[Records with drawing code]
☆ ☆ ☆ ☆ ☆

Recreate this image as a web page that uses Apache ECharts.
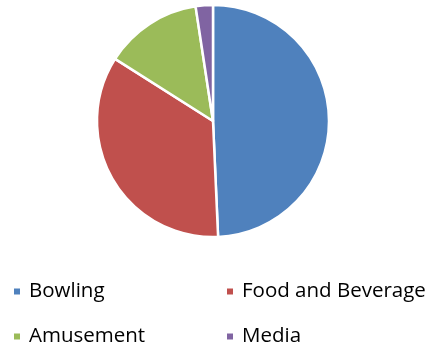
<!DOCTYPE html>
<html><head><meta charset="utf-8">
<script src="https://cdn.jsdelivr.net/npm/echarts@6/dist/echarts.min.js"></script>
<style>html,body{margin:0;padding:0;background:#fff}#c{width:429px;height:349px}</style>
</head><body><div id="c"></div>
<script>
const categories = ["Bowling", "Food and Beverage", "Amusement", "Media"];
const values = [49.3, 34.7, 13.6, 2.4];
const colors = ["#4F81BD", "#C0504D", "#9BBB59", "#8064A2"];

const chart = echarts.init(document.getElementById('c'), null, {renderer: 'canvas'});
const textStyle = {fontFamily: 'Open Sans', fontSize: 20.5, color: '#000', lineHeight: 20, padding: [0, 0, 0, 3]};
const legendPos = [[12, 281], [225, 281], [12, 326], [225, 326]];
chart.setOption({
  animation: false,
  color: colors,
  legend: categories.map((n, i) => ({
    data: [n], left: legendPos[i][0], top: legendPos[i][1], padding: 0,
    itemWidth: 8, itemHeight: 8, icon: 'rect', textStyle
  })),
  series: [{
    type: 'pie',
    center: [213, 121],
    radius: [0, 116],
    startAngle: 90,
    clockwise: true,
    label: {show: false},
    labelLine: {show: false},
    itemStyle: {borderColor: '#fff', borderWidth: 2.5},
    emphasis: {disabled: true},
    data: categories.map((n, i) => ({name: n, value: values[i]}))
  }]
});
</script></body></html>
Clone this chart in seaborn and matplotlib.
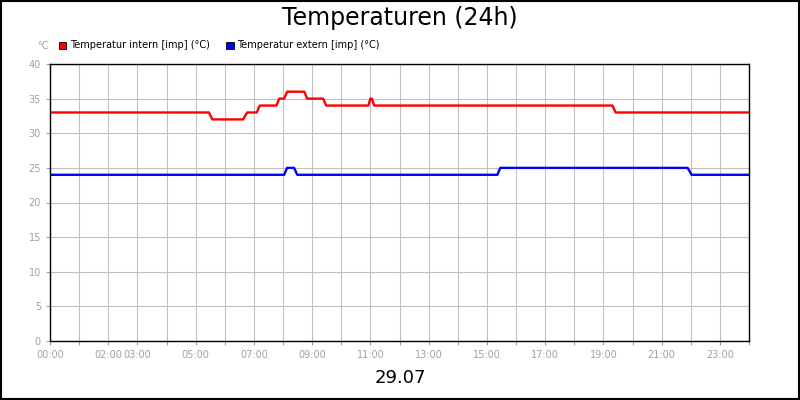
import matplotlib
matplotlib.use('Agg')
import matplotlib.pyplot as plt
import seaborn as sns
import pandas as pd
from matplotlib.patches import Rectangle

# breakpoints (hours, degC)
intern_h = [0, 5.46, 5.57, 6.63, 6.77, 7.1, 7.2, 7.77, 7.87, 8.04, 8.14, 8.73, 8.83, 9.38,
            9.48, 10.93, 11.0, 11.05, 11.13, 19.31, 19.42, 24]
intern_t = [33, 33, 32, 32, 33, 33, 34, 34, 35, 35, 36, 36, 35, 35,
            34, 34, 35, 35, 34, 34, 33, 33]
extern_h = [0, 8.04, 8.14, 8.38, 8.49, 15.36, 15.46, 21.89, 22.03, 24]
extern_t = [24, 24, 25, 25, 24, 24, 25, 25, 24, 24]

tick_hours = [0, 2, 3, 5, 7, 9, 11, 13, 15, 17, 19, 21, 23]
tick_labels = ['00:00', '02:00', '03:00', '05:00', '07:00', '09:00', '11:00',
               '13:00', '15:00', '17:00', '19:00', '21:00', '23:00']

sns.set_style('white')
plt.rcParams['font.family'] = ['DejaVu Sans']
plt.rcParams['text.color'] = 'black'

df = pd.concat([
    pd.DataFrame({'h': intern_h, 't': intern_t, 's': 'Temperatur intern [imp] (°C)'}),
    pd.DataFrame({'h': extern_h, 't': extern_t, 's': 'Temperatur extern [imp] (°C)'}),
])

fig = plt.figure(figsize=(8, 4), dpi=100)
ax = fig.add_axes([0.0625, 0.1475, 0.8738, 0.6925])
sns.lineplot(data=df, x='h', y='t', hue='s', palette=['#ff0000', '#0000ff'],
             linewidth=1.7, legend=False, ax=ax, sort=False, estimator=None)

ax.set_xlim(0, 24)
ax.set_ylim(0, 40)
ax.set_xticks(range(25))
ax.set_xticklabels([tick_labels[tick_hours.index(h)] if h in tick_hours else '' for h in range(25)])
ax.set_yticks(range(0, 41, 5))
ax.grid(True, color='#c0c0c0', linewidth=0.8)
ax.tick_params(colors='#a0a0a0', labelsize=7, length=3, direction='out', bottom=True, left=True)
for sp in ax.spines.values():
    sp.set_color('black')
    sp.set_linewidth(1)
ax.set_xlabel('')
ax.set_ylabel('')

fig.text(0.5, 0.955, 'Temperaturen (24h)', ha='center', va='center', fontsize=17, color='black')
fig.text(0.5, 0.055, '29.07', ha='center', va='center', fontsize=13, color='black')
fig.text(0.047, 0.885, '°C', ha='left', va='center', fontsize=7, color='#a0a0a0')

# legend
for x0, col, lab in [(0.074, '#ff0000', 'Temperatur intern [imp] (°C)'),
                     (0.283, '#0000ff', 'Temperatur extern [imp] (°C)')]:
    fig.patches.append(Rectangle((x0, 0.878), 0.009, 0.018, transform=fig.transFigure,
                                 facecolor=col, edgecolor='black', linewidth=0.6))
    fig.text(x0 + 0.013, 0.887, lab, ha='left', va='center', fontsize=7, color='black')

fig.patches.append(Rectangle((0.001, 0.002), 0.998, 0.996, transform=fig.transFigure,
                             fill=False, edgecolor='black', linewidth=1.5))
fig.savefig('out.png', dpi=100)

☆ ☆ ☆ ☆ ☆

*WHAT THE TASK REQUIRES*
Pick each line holding the word "this" out of the data and copy it.

*TASK SOLUTION*
Recreate this image as a web page that uses Apache ECharts.
Clone this chart in seaborn and matplotlib.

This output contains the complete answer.